Classification in CTPy (Part 1)

 Created: 13 Jul 2013  Modified: 23 Jul 2020   BibTeX Entry   RIS Citation  Print

Background

The research problem is to understand how the dynamics of cultural transmission processes are altered if we observe transmitted information through a classificatory filter rather than tabulating the actual copying events themselves.

I did a first implementation of this in TransmissionFramework, but even with a single classification and a couple of dimensions of underlying variation, performance really sucked. Mainly because I was acting like a good Java programmer and writing to interfaces, using generic classes so that my framework was configurable and generic and….you get the idea. I tried some experiments with simuPOP earlier this year, and the performance is excellent. And I’ve figured out how to do much of what I need for dissertation simulations, which is all I need.1

But for the coarse graining project it’ll work well. Hence, I’ve started coding CTPy, a library of Python functions and classes written to the simuPOP API for performing cultural transmission simulations.

Requirements

The design goal is to overlay arbitrary paradigmatic classifications on top of the variation being evolved in a simuPOP simulation, and then produce class counts and richness values as we do for the raw variation itself. General requirements:

  • Many different classifications need to be overlaid on each set of simulation results. These classifications will usually have the same dimensionality as the number of loci held by individuals, but will differ in how modes map to allelic partitions for each dimension.
  • The ability to generate random partitions of a dimension is critical, by specifying the number of modes desired, but having the “boundaries” of the allelic partitions differ.
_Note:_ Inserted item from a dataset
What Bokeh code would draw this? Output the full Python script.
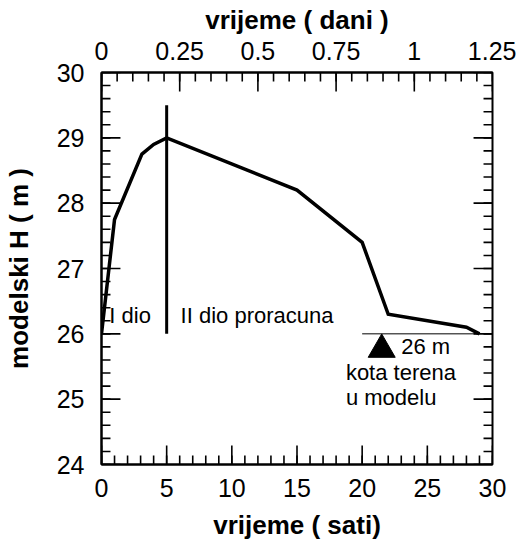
from bokeh.plotting import figure
from bokeh.models import (Range1d, LinearAxis, FixedTicker, CustomJSTickFormatter,
                          ColumnDataSource)
from bokeh.core.properties import value
from bokeh.embed import file_html
from bokeh.resources import INLINE

# ---- data ----
time_h = [0.0, 1.0, 3.1, 4.0, 5.0, 15.0, 20.0, 22.0, 28.0, 29.0]
head_m = [26.0, 27.75, 28.75, 28.9, 29.0, 28.2, 27.4, 26.3, 26.1, 26.0]

split_x = [5.0, 5.0]
split_y = [26.0, 29.5]

ground_x = [20.0, 29.0]
ground_y = [26.0, 26.0]

marker_x = [21.5]
marker_y = [25.76]

label_texts = ["I dio", "II dio proracuna", "26 m", "kota terena", "u modelu"]
label_x = [0.6, 6.07, 23.0, 18.75, 18.75]
label_y = [26.28, 26.28, 25.80, 25.415, 25.02]

x_ticks = [0, 5, 10, 15, 20, 25, 30]
x_minor = list(range(0, 31))
y_ticks = [24, 25, 26, 27, 28, 29, 30]
y_minor = [round(24 + 0.2 * i, 2) for i in range(31)]
day_ticks = [0, 0.25, 0.5, 0.75, 1.0, 1.25]
day_minor = [round(0.05 * i, 2) for i in range(26)]

FONT = "Liberation Sans"
X0, X1, Y0, Y1 = 0, 30, 24, 30
D0, D1 = 0, 1.25

W, H = 516, 544
BL, BR, BT, BB = 100, 24, 72, 80
FRAME_W = W - BL - BR
FRAME_H = H - BT - BB

p = figure(width=W, height=H, output_backend="svg", toolbar_location=None,
           x_range=Range1d(X0, X1), y_range=Range1d(Y0, Y1),
           x_axis_location=None, y_axis_location=None,
           min_border_left=BL, min_border_right=BR,
           min_border_top=BT, min_border_bottom=BB)
p.extra_x_ranges = {"days": Range1d(D0, D1)}
p.xgrid.visible = False
p.ygrid.visible = False
p.outline_line_color = "black"
p.outline_line_width = 2


def style(ax, label_size="25px"):
    ax.major_tick_in = 0
    ax.major_tick_out = 0
    ax.minor_tick_in = 0
    ax.minor_tick_out = 0
    ax.major_tick_line_color = None
    ax.minor_tick_line_color = None
    ax.axis_line_color = "black"
    ax.axis_line_width = 2
    ax.major_label_text_font = FONT
    ax.major_label_text_font_size = label_size
    ax.major_label_text_color = "black"
    ax.axis_label_text_font = FONT
    ax.axis_label_text_font_size = "26px"
    ax.axis_label_text_font_style = "bold"
    ax.axis_label_text_color = "black"


fmt = CustomJSTickFormatter(code="return tick.toString();")

bottom = LinearAxis(ticker=FixedTicker(ticks=x_ticks, minor_ticks=x_minor),
                    axis_label="vrijeme ( sati)", formatter=fmt)
style(bottom)
bottom.major_label_standoff = 14
bottom.axis_label_standoff = 10
p.add_layout(bottom, "below")

top = LinearAxis(x_range_name="days",
                 ticker=FixedTicker(ticks=day_ticks, minor_ticks=day_minor),
                 axis_label="vrijeme ( dani )", formatter=fmt)
style(top)
top.major_label_standoff = 13
top.axis_label_standoff = 4
p.add_layout(top, "above")

left = LinearAxis(ticker=FixedTicker(ticks=y_ticks, minor_ticks=y_minor),
                  axis_label="modelski H ( m )", formatter=fmt)
style(left)
left.major_label_standoff = 17
left.axis_label_standoff = 20
p.add_layout(left, "left")

# ---- inward tick marks as thin filled quads (pixel sizes converted to data units) ----
MAJ_PX, MIN_PX, TW_PX = 19, 9, 1.6
hx = (X1 - X0) / FRAME_W          # hours per pixel
dd = (D1 - D0) / FRAME_W          # days per pixel
my = (Y1 - Y0) / FRAME_H          # metres per pixel

L_, R_, B_, T_ = [], [], [], []
for ys, Lp in ((y_ticks, MAJ_PX), (y_minor, MIN_PX)):
    for y in ys:
        for xe, sgn in ((X0, 1), (X1, -1)):
            a, b = xe, xe + sgn * Lp * hx
            L_.append(min(a, b)); R_.append(max(a, b))
            B_.append(y - TW_PX / 2 * my); T_.append(y + TW_PX / 2 * my)
for xs, Lp in ((x_ticks, MAJ_PX), (x_minor, MIN_PX)):
    for x in xs:
        L_.append(x - TW_PX / 2 * hx); R_.append(x + TW_PX / 2 * hx)
        B_.append(Y0); T_.append(Y0 + Lp * my)
p.quad(left=L_, right=R_, bottom=B_, top=T_, fill_color="black", line_color=None)

Ld, Rd, Bd, Td = [], [], [], []
for xs, Lp in ((day_ticks, MAJ_PX), (day_minor, MIN_PX)):
    for x in xs:
        Ld.append(x - TW_PX / 2 * dd); Rd.append(x + TW_PX / 2 * dd)
        Bd.append(Y1 - Lp * my); Td.append(Y1)
p.quad(left=Ld, right=Rd, bottom=Bd, top=Td, fill_color="black", line_color=None,
       x_range_name="days")

# ---- data marks ----
p.line(time_h, head_m, line_color="black", line_width=3.5, line_join="miter")
p.line(split_x, split_y, line_color="black", line_width=3)
p.line(ground_x, ground_y, line_color="black", line_width=1)
p.scatter(marker_x, marker_y, marker="triangle", size=27,
          fill_color="black", line_color="black")

src = ColumnDataSource(dict(x=label_x, y=label_y, t=label_texts))
p.text(x="x", y="y", text="t", source=src, text_font=value(FONT),
       text_font_size="22px", text_color="black",
       text_align="left", text_baseline="alphabetic")

open("out.html", "w").write(file_html(p, INLINE))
There is code in TF which worked well for this, and could be translated, given a solution to problems described below.
  • Classification does not replace the original allelic data. I envision that there is a data collection which carries the same simulation metadata, but reclassifies individual samples to a given classification. More than one classification would be present for each simulation run ID.
  • Calculation of the class identity for individuals, given a classification, should not occur during simulation runtime. This will allow classification to occur in parallel, reading data from the database, and writing new database entries.

Design Notes

The main issue is mapping the allele space to modes. In TF and my dissertation proposal (Madsen 2012), I modeled trait dimensions as the unit interval \([0,1]\), with traits taking real-valued locations on the interval. This offered an infinite-alleles model of mutation (it’s always possible to distinguish two values, at least for a very large number of values given 64 bits), but a constrained method of doing allelic partitions for modes. An example of chopping a dimension into three modes might be:

\([0, 0.4) [0.4, 0.7) [0.7, 1.0]\)

Obviously, a trait with value \(0.3576\) would be identified to Mode 1 in this dimension. Simple. Generating random partitions was also easy, or doing a hierarchy of classification levels.

In simuPOP, the KAllelesMutator I’m using operates with LONG integer values, so it’s not truly infinite alleles, just many more than you’ll need unless you have a giant population and a very long simulation run. So we set the maximum allelic value (MAXVAL) when we construct the mutator, and then it seems to choose new alleles uniformly from \([0, MAXVAL]\).

What we don’t have is a good allelic distribution of initial variants – variants appear to be sequential and taken from zero. Either we ought to have initial alleles chosen randomly from the permissible space, or we simply have to wait until all the initial alleles are gone before we start recording data.

Then, we can specify random partitions as fractions of MAXVAL. Classifications could also be specified manually in the same way I did it in TF, and simply interpreted as fractions of MAXVAL. MAXVAL itself could be calculated somehow, based on popsize and length of simulation run and mutation rate. Or it could be set to a very large number. Either way, it simply needs to be recorded as part of the simulation run info.

Tasks

  1. Initialize KAllelesMutator with a variable, which is recorded as part of the simulation data schema to MongoDB.
  2. Configure classification(s) as partitions of the unit interval
  3. Mode boundaries are determined by partition values * MAXVAL
  4. Need a data collection for storing the classifications and their modes
  5. Need a data collection for storing individual samples post classification, with a field for the classification ID used.

References Cited

Madsen, Mark. 2012. “Dissertation Proposal: Empirical Sufficiency and Neutral Theory: Building Seriation and Classification into Archaeological Models of Cultural Transmission.” http://dx.doi.org/10.6084/m9.figshare.745321.


  1. I doubt simuPOP is the appropriate tool for some of my other projects, in particular looking at structured information, so I may explore a lightweight discrete event simulator in Python before starting that project.